Every study I do, every system I construct, all fall victim to the same problems. All the best trades happen in concert with good sized moves in the ES. As the campaigns say about drugs, the same is true about stock trading, just say no. Trading the ES is difficult, trading individual stocks is much more so. I don't like this either, I have several hundred thousand dollars in stock accounts that I have to move out of them, but it is what it is. There is no reason to piss into the wind unless you like the taste........

This week finds us still in the zones of retracements in down trends in most things except grains. The bigger moves in the coming weeks should be down, until after the election. I think we will get a stock rally in November, regardless of who wins. If Romney wins it will be larger because there will be hope for capitalism. If Barry gets four more, it will be ok socialism is here let's embrace it and see if it can work etc.. Either way we should get a bump. The one exception is that if Romney for some reason gets way ahead in the polls going into the election, which seems doubtful, we could see a rally in anticipation of the victory and a muted move afterward, as reality sets in that a president can only do so much by himself.
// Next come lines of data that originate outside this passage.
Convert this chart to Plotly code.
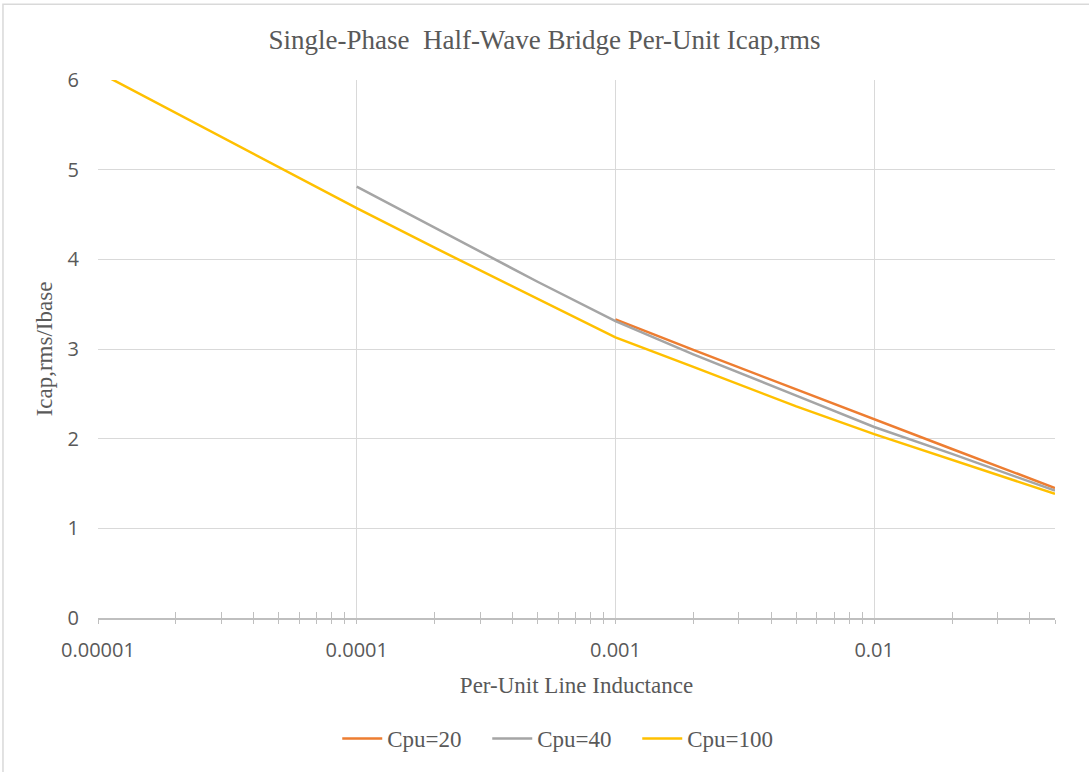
import plotly.graph_objects as go

# Per-unit line inductance (x) and per-unit Icap,rms (y) for each Cpu
x_cpu100 = [1e-5, 2e-5, 5e-5, 1e-4, 2e-4, 5e-4, 1e-3, 2e-3, 5e-3, 1e-2, 2e-2, 5e-2]
y_cpu100 = [6.09, 5.63, 5.03, 4.57, 4.13, 3.56, 3.13, 2.80, 2.36, 2.05, 1.76, 1.385]

x_cpu40 = [1e-4, 2e-4, 5e-4, 1e-3, 2e-3, 5e-3, 1e-2, 2e-2, 5e-2]
y_cpu40 = [4.81, 4.35, 3.75, 3.31, 2.94, 2.48, 2.13, 1.83, 1.42]

x_cpu20 = [1e-3, 2e-3, 5e-3, 1e-2, 2e-2, 5e-2]
y_cpu20 = [3.33, 2.99, 2.55, 2.215, 1.885, 1.45]

series_names = ["Cpu=20", "Cpu=40", "Cpu=100"]
series_colors = ["#ED7D31", "#A5A5A5", "#FFC000"]

x_major_ticks = [1e-5, 1e-4, 1e-3, 1e-2]
x_major_labels = ["0.00001", "0.0001", "0.001", "0.01"]
x_minor_ticks = [m * d for d in (1e-5, 1e-4, 1e-3) for m in range(2, 10)] + [2e-2, 3e-2, 4e-2, 5e-2]
y_ticks = [0, 1, 2, 3, 4, 5, 6]

fig = go.Figure()
for name, color, xs, ys in zip(series_names, series_colors,
                               [x_cpu20, x_cpu40, x_cpu100],
                               [y_cpu20, y_cpu40, y_cpu100]):
    fig.add_trace(go.Scatter(x=xs, y=ys, mode="lines", name=name,
                             line=dict(color=color, width=2.5)))

serif = "Liberation Serif, Times New Roman, serif"
sans = "Open Sans, Liberation Sans, sans-serif"
txt = "#595959"
tick_col = "#BFBFBF"

fig.update_layout(
    width=1089, height=772,
    margin=dict(l=98, r=34, t=80, b=152),
    paper_bgcolor="white", plot_bgcolor="white",
    title=dict(text="Single-Phase  Half-Wave Bridge Per-Unit Icap,rms",
               x=0.5, xanchor="center", y=1 - 40 / 772, yanchor="middle",
               yref="container", font=dict(family=serif, size=27, color=txt)),
    showlegend=True,
    legend=dict(orientation="h", x=0.25, xanchor="left", y=-0.224, yanchor="middle",
                font=dict(family=serif, size=23, color=txt), itemwidth=40,
                entrywidth=95, entrywidthmode="pixels",
                traceorder="normal"),
    xaxis=dict(type="log", range=[-5, -1.30103],
               tickmode="array", tickvals=x_major_ticks, ticktext=x_major_labels,
               showgrid=True, gridcolor="#D9D9D9", gridwidth=1.3,
               showline=True, linecolor=tick_col, linewidth=1.5,
               ticks="outside", ticklen=4, tickcolor=tick_col, tickwidth=1.3,
               minor=dict(tickmode="array", tickvals=x_minor_ticks, ticks="outside",
                          ticklen=4, tickcolor=tick_col, tickwidth=1.3, showgrid=False),
               tickfont=dict(family=sans, size=20, color=txt),
               ticklabelstandoff=9,
               title=dict(text="Per-Unit Line Inductance", standoff=15,
                          font=dict(family=serif, size=23, color=txt)),
               zeroline=False),
    xaxis2=dict(type="log", range=[-5, -1.30103], overlaying="x", anchor="y",
                side="bottom", showgrid=False, showline=False, zeroline=False,
                showticklabels=False,
                tickmode="array", tickvals=[1e-5],
                ticks="inside", ticklen=6, tickcolor=tick_col, tickwidth=1.3,
                minor=dict(tickmode="array", tickvals=x_minor_ticks, ticks="inside",
                           ticklen=6, tickcolor=tick_col, tickwidth=1.3, showgrid=False)),
    yaxis=dict(range=[0, 6], tickmode="array", tickvals=y_ticks,
               showgrid=True, gridcolor="#D9D9D9", gridwidth=1.3,
               showline=False, ticks="", zeroline=False,
               tickfont=dict(family=sans, size=20, color=txt),
               ticklabelstandoff=18,
               title=dict(text="Icap,rms/Ibase", standoff=8,
                          font=dict(family=serif, size=23, color=txt))),
    shapes=[dict(type="rect", xref="paper", yref="paper",
                 x0=-0.0993, x1=1.042, y0=-0.296, y1=1.1407,
                 line=dict(color="#D9D9D9", width=1.5), layer="below")],
)
# invisible helper trace so the overlay axis (tick marks only) is drawn
fig.add_trace(go.Scatter(x=[x_major_ticks[0]], y=[y_ticks[0]], xaxis="x2",
                         mode="markers", marker=dict(opacity=0), showlegend=False,
                         hoverinfo="skip"))

fig.write_html("out.html", config={"displayModeBar": False},
               post_script="document.body.style.margin='0px';")
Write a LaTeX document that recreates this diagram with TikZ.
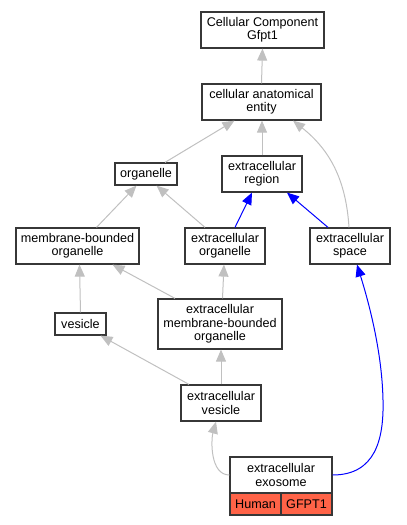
\documentclass[tikz,border=0pt]{standalone}
\usepackage{fontspec}
\setmainfont{Liberation Sans}
\usetikzlibrary{arrows.meta}
\definecolor{edgegray}{RGB}{192,192,192}
\definecolor{boxline}{RGB}{55,55,55}
\definecolor{genefill}{RGB}{255,99,71}
\tikzset{
  box/.style={draw=boxline, line width=1.2pt, fill=white, inner sep=0pt, align=center,
    font=\fontsize{12.6}{13.4}\selectfont},
  gedge/.style={draw=edgegray, line width=1pt, -{Triangle[length=12pt,width=10pt]}},
  bedge/.style={draw=blue, line width=1pt, -{Triangle[length=12pt,width=10pt]}},
  genebox/.style={box, fill=genefill}
}
\begin{document}
\begin{tikzpicture}[x=1pt,y=-1pt]
\useasboundingbox (0,0) rectangle (407,525);
\node[box, minimum width=123pt, minimum height=36pt] (ccg) at (262.5,30) {Cellular Component\\Gfpt1};
\node[box, minimum width=119pt, minimum height=36pt] (cae) at (261.5,102) {cellular anatomical\\entity};
\node[box, minimum width=62pt, minimum height=22pt] (org) at (146,174) {organelle};
\node[box, minimum width=80pt, minimum height=36pt] (er) at (262,174) {extracellular\\region};
\node[box, minimum width=123pt, minimum height=36pt] (mbo) at (77.5,246) {membrane-bounded\\organelle};
\node[box, minimum width=80pt, minimum height=36pt] (eo) at (225,246) {extracellular\\organelle};
\node[box, minimum width=80pt, minimum height=36pt] (es) at (350,246) {extracellular\\space};
\node[box, minimum width=51pt, minimum height=22pt] (ves) at (80.5,324) {vesicle};
\node[box, minimum width=124pt, minimum height=50pt] (emo) at (220,324) {extracellular\\membrane-bounded\\organelle};
\node[box, minimum width=80pt, minimum height=36pt] (ev) at (221,403) {extracellular\\vesicle};
\node[box, minimum width=102pt, minimum height=36pt] (exo) at (281,475) {extracellular\\exosome};
\node[genebox, minimum width=51pt, minimum height=22pt] (human) at (255.5,504) {Human};
\node[genebox, minimum width=51pt, minimum height=22pt] (gfpt) at (306.5,504) {GFPT1};

\draw[gedge] (cae.north) -- (ccg.south);
\draw[gedge] ([xshift=19pt]org.north) -- ([xshift=-27pt]cae.south);
\draw[gedge] (er.north) -- ([xshift=0.5pt]cae.south);
\draw[gedge] ([xshift=-1pt]es.north) .. controls (346,180) and (330,150) .. ([xshift=31.5pt]cae.south);
\draw[gedge] ([xshift=19pt]mbo.north) -- ([xshift=-9.5pt]org.south);
\draw[gedge] ([xshift=-20pt]eo.north) -- ([xshift=10.5pt]org.south);
\draw[bedge] ([xshift=10pt]eo.north) -- ([xshift=-10pt]er.south);
\draw[bedge] ([xshift=-22pt]es.north) -- ([xshift=25pt]er.south);
\draw[gedge] (ves.north) -- ([xshift=2pt]mbo.south);
\draw[gedge] ([xshift=-45pt]emo.north) -- ([xshift=35pt]mbo.south);
\draw[gedge] ([xshift=2.5pt]emo.north) -- ([xshift=-1pt]eo.south);
\draw[gedge] ([xshift=-32pt]ev.north) -- ([xshift=20pt]ves.south);
\draw[gedge] (ev.north) -- ([xshift=1pt]emo.south);
\draw[gedge] (exo.west) .. controls (210,475) and (211,440) .. ([xshift=-5pt]ev.south);
\draw[bedge] (exo.east) .. controls (375,475) and (384,440) .. (383,400) .. controls (382,350) and (368,300) .. ([xshift=7pt]es.south);
\end{tikzpicture}
\end{document}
I hope if Barry gets four more the Repubs win the Senate so they can at least create a stalemate. He is out to set us back 100 years and he has done some damage. It would be ok and we would survive if he just gets stopped here and we go sideways for 4 years. There is zero chance of a rebound with him at the helm, ZERO. The best case is stagnation. The world we live in now where soccer teams with 7 year olds that don't score a goal all year, get trophies, is not the path to prosperity. Everyone can not be the same, there have to be winners and losers. Trying to make everyone equal has never worked anywhere on earth and it never will.

Good luck this week


Robert said...

Must say you are the first person in a long time that says the government is manipulating gold/silver higher--may be to much holiday celebrating----The US government, including its primary trading partners and a dwindling number of foreign allies, has a strong interest in holding down gold and silver prices. The price of gold is an unofficial report card on the health of the US dollar, the US economy, and the US government. As long as the US dollar appears strong, it can maintain its status as the effective world reserve currency. This status generates a multi-trillion dollar interest-free subsidy of the US government by other nations. Further, a strong dollar allows the US government to finance its huge deficits at lower interest rates.
If anything they are doing the opposite-

Chris Johnston said...

Ever heard of Jim Rogers? I guess it is him and I vs you on this one. He has done fairly well in his time I would say. Read his book, he details when and how the government last manipulated gold prices upward, prior to now. Governments buying gold limits supply and drives up prices, why don't you gold bugs get this? You folks that are so married to Gold, just ignore all the facts with it which is why in the end you are going to be burned.

STUDY HISTORY, it does not support any of these first time ideas you guys all have.

colin said...

Chris, thanks for the detailed answer on COT.

Interesting thing I notice on your second chart (the 4 stocks and S&P) is that msft tends to lead the S&P at the major turning points. That's perhaps something to look into more?